Chronic vascular diseases affect over 25 million patients in the U.S, alone. While non-invasive therapies are available, approximately 4.5 million individuals are estimated to require a vascular bypass annually, worldwide. Autologous vascular grafts remain the standard of care; yet the absence of a suitable donor vessel results in approximately one third of patients being ineligible for autologous grafting. “Off-the-shelf” alternatives have been proposed, but have had limited pre-clinical success, primarily due to graft failure via thrombosis. Thrombotic failure risk has been shown to be dramatically reduced by the formation of a luminal quiescent endothelial cell monolayer. Recently, our group engineered an unfixed, antigen-removed (AR) extracellular matrix (ECM) scaffold from bovine saphenous vein (SV) which is minimally immunogenic and avoids in vivo thrombosis. However, the mechanism by which AR-ECM SV scaffolds prevent thrombosis remains unknown. In this study, we utilized cell culture, immunofluorescence, and RNA-seq to assess the hypothesis that hAECs seeded on the basement membrane (BM) surface of AR-ECM SV scaffolds adopt a quiescent phenotype.
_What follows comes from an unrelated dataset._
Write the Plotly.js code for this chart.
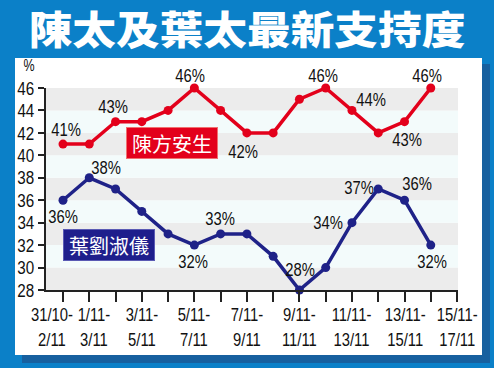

Cells seeded on the BM surface proliferated and underwent significantly greater XY migration than those seeded on the non-BM surface. Additionally, unlike non-BM seeded cells, BM seeding resulted in quiescent hAEC phenotype (i.e., apical polarization of podocalyxin and adherence junction protein (i.e., cadherin and β-catenin) colocalization). Finally, the transcriptional phenotype of hAECs seeded on the BM surface was similar to cells treated with simvastatin (i.e. “quiescent”) and significantly different from those treated with TNFα (i.e. “activated”) (n=6/group), as assessed by gene set enrichment and t-SNE analysis. We conclude that seeding hAECs on the BM surface of AR-SV ECM scaffolds induces a favorable “quiescent” phenotype, while an unfavorable “activated” phenotype is avoided. Ultimately, these results show that the BM surface of AR-SV-ECM scaffolds possesses inherent characteristics which promote quiescent hAEC behavior and resultant vascular homeostasis and will help inform future pre-clinical studies of this novel small diameter vascular grafting biomaterial.